Privacy is not the issue
Possibly, one of the better ways to resolve the multitude of arguments surrounding the protection of online privacy is to dismiss the notion of invasion entirely. Instead, it may be more useful to consider the work of philosopher Helen Nissenbaum, who explains that we have not lost privacy, but rather we have lost the integrity of social context. Personal relationships have always been divided, often subconsciously, into varying levels of disclosure. Going as far back as Aristotle, philosophers have continuously argued that every relationship which binds individuals is constructed in varying and complex ways. Each of these is determined by our social context and level of disclosure, but social networks have in some ways dissolved many of these contextual boundaries.
For example, before social networks came into play, one would re-tell the events of a weekend away differently to their friends, parents, teachers and employers. With the introduction of sites like Facebook, however, each group is privy to many more details than would have been disclosed in the past. To be fair, the site has recently employed filters which allows one to distinguish between close friends, family, colleagues and the like, but it is rather cumbersome and time-consuming to implement, and still far from a perfect solution.
Where to from here?
Perhaps a better answer to the conundrum that faces users with regard to online privacy would be to consider Nissenbaum’s argument once again. She believes that in order to maintain our contextual integrity we need to treat online behaviour as we would treat offline interaction. In other words, we should aim to create an environment which maintains the norms of regular social interaction. Because the norm of the social network environment is one which encourages users to share opinion, personal photographs and other information, we should maintain this; but simultaneously, we should also acknowledge that it is the norm to share this information with other participants, and so should consider carefully what is placed online.

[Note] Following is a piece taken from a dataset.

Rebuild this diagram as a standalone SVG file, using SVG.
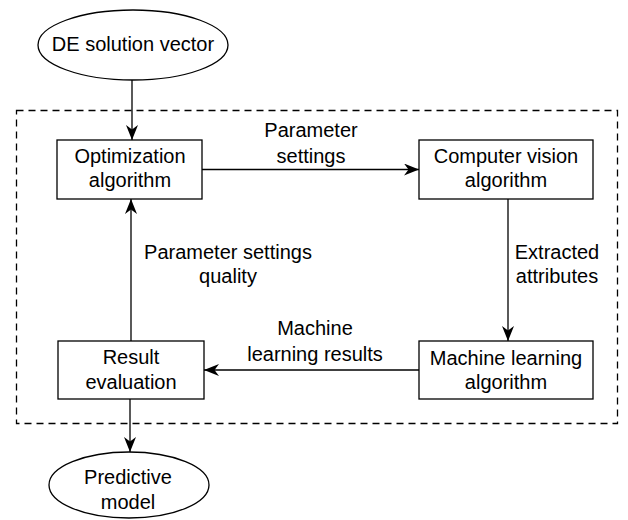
<svg xmlns="http://www.w3.org/2000/svg" width="628" height="520" viewBox="0 0 628 520">
  <style>
    .shape { fill: #ffffff; stroke: #000000; stroke-width: 1.3; }
    .frame { fill: none; stroke: #000000; stroke-width: 1.3; stroke-dasharray: 7 5; }
    .edge { fill: none; stroke: #000000; stroke-width: 1.3; }
    text { font-family: "Liberation Sans", Arial, sans-serif; font-size: 20px; fill: #000000; text-anchor: middle; }
  </style>
  <defs>
    <marker id="arrow" markerUnits="userSpaceOnUse" markerWidth="16" markerHeight="12" viewBox="-15 -6 16 12" refX="0" refY="0" orient="auto">
      <path d="M0,0 L-15,-6 L-10.5,0 L-15,6 Z" fill="#000000"/>
    </marker>
  </defs>

  <!-- dashed boundary around the processing loop -->
  <rect class="frame" x="16.5" y="110.5" width="601" height="313"/>

  <g id="connectors">
    <line class="edge" x1="132" y1="80" x2="132" y2="140" marker-end="url(#arrow)"/>
    <line class="edge" x1="202" y1="169.5" x2="419" y2="169.5" marker-end="url(#arrow)"/>
    <line class="edge" x1="508" y1="199" x2="508" y2="341" marker-end="url(#arrow)"/>
    <line class="edge" x1="419" y1="370" x2="204" y2="370" marker-end="url(#arrow)"/>
    <line class="edge" x1="131" y1="341" x2="131" y2="199" marker-end="url(#arrow)"/>
    <line class="edge" x1="130" y1="399" x2="130" y2="452" marker-end="url(#arrow)"/>
    <text x="311" y="137">Parameter</text>
    <text x="311" y="163">settings</text>
    <text x="557" y="259">Extracted</text>
    <text x="557" y="283">attributes</text>
    <text x="315" y="335">Machine</text>
    <text x="315" y="361">learning results</text>
    <text x="228" y="259">Parameter settings</text>
    <text x="228" y="283">quality</text>
  </g>

  <g id="de-solution-vector">
    <ellipse class="shape" cx="133" cy="45" rx="95" ry="35"/>
    <text x="133" y="51">DE solution vector</text>
  </g>

  <g id="optimization-algorithm">
    <rect class="shape" x="57" y="140" width="145" height="59"/>
    <text x="130" y="163">Optimization</text>
    <text x="130" y="187">algorithm</text>
  </g>

  <g id="computer-vision-algorithm">
    <rect class="shape" x="419" y="140" width="174" height="59"/>
    <text x="506" y="163">Computer vision</text>
    <text x="506" y="187">algorithm</text>
  </g>

  <g id="machine-learning-algorithm">
    <rect class="shape" x="419" y="341" width="174" height="58"/>
    <text x="506" y="365">Machine learning</text>
    <text x="506" y="389">algorithm</text>
  </g>

  <g id="result-evaluation">
    <rect class="shape" x="58" y="341" width="146" height="58"/>
    <text x="131" y="364">Result</text>
    <text x="131" y="389">evaluation</text>
  </g>

  <g id="predictive-model">
    <ellipse class="shape" cx="129" cy="485" rx="80" ry="33"/>
    <text x="128" y="484">Predictive</text>
    <text x="128" y="509">model</text>
  </g>
</svg>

Much of one’s private life is now distributed via public social networks, but it does not mean privacy is dead. Yes, hackers can access your profile, and “friends” can share your private information with others, but at the same time it’s up to the individual to determine if what they are broadcasting would be an acceptable norm offline. Privacy is a convoluted issue and most often relative to the individual. Instead of concentrating on social networks and privacy, therefore, it may be more useful to consider the shifting nature of our social contexts, and how one should go about managing it as social networking evolves.